* BEGIN Data segment *

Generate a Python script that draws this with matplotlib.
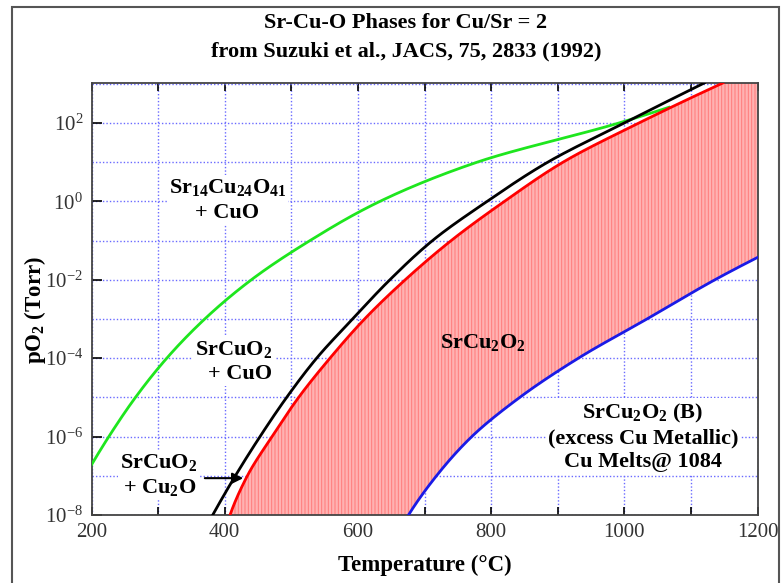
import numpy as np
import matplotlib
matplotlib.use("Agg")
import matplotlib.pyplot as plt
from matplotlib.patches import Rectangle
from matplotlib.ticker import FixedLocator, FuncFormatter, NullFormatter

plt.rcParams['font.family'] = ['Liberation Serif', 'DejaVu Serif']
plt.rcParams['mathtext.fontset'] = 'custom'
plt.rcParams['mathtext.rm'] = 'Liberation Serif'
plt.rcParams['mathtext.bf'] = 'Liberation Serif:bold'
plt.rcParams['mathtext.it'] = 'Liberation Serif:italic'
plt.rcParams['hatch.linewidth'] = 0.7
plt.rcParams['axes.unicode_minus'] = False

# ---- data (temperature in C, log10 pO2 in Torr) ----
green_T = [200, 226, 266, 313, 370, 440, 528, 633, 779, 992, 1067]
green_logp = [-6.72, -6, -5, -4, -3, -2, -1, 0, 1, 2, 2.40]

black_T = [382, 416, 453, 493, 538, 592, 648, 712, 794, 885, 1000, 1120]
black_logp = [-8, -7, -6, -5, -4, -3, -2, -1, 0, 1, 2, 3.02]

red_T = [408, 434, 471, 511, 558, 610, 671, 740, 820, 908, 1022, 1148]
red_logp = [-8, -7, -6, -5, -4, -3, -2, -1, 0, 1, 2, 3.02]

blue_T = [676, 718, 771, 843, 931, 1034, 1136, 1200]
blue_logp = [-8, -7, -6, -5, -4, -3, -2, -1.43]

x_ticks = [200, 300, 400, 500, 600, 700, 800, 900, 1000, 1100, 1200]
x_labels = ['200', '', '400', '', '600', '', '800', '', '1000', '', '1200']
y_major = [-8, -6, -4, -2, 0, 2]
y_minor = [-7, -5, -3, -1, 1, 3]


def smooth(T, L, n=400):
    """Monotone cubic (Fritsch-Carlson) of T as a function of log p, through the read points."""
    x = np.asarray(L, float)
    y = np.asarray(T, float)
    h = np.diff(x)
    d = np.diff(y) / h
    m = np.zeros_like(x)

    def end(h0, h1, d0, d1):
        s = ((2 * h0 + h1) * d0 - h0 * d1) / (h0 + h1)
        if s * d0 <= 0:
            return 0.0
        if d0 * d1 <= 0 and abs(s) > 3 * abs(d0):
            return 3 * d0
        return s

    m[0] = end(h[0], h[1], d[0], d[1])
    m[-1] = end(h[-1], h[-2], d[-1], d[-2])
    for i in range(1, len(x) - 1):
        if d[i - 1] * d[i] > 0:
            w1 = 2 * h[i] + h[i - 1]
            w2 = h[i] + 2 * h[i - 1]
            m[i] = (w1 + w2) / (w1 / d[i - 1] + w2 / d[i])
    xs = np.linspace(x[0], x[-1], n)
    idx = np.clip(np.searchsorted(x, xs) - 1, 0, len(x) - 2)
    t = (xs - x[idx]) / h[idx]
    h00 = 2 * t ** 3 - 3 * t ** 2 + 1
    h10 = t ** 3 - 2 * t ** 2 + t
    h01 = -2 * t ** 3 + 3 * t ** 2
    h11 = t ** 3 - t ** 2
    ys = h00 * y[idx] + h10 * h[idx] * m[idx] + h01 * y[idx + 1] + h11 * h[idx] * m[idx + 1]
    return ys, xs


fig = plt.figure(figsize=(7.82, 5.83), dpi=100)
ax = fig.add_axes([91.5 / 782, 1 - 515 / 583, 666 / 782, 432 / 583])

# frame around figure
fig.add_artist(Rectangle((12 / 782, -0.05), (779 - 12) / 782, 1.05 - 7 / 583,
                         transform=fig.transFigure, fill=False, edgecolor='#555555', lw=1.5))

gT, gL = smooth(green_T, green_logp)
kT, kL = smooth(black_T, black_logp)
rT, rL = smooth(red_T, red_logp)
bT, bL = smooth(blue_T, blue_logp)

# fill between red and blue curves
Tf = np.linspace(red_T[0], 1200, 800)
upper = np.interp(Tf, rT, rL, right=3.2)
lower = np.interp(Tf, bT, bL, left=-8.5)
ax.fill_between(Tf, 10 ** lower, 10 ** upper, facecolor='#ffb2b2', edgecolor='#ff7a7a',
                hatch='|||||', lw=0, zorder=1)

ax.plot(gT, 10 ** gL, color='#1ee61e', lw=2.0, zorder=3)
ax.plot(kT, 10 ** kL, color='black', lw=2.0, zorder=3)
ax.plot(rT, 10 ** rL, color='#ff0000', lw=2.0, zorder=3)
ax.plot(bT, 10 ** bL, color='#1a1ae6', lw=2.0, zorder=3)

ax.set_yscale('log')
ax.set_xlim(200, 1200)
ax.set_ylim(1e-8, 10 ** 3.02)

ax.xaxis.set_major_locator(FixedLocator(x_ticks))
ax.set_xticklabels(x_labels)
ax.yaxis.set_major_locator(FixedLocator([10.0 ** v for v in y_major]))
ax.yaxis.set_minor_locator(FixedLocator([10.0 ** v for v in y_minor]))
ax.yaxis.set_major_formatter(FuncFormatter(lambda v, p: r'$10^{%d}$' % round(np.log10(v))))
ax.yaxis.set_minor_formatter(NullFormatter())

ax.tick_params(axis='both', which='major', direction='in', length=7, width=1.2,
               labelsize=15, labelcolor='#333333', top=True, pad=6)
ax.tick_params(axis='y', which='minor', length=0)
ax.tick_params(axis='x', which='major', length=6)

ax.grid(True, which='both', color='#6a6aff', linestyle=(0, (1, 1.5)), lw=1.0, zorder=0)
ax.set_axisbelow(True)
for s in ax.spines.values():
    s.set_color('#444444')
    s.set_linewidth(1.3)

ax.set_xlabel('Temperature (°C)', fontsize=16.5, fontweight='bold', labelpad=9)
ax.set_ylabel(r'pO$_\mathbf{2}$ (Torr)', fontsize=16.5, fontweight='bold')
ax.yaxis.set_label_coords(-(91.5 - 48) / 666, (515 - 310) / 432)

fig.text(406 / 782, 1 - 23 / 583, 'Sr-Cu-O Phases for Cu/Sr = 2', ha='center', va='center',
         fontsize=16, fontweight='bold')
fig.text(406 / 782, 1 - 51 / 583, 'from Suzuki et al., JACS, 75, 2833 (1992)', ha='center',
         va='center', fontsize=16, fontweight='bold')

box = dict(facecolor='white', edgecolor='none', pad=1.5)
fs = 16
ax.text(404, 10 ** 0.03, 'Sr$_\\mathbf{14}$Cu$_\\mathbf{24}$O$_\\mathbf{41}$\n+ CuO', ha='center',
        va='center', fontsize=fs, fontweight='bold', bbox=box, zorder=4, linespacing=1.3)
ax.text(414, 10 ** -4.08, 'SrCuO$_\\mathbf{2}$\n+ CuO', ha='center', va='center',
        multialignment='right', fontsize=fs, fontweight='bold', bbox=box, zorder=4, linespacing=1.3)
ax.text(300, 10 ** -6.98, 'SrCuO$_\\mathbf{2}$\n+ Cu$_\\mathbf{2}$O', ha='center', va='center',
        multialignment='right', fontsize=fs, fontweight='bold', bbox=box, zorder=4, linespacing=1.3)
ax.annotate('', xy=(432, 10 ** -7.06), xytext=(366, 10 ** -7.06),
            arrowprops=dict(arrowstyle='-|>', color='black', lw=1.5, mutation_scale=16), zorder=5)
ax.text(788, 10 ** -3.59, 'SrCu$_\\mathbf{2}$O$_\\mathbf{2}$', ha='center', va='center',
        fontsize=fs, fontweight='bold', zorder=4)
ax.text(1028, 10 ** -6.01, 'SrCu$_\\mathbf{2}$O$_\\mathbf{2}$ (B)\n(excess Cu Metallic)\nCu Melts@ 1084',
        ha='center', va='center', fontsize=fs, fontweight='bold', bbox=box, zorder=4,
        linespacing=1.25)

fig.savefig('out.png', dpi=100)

* END Data segment *

:: Direction ::
Please extract exactly the lines of the data, from the first through the line containing "plt.rcParams['axes.unicode_minus'] = False", and add no pictures to the copy.

:: Answer to the exercise ::
Generate a Python script that draws this with matplotlib.
import numpy as np
import matplotlib
matplotlib.use("Agg")
import matplotlib.pyplot as plt
from matplotlib.patches import Rectangle
from matplotlib.ticker import FixedLocator, FuncFormatter, NullFormatter

plt.rcParams['font.family'] = ['Liberation Serif', 'DejaVu Serif']
plt.rcParams['mathtext.fontset'] = 'custom'
plt.rcParams['mathtext.rm'] = 'Liberation Serif'
plt.rcParams['mathtext.bf'] = 'Liberation Serif:bold'
plt.rcParams['mathtext.it'] = 'Liberation Serif:italic'
plt.rcParams['hatch.linewidth'] = 0.7
plt.rcParams['axes.unicode_minus'] = False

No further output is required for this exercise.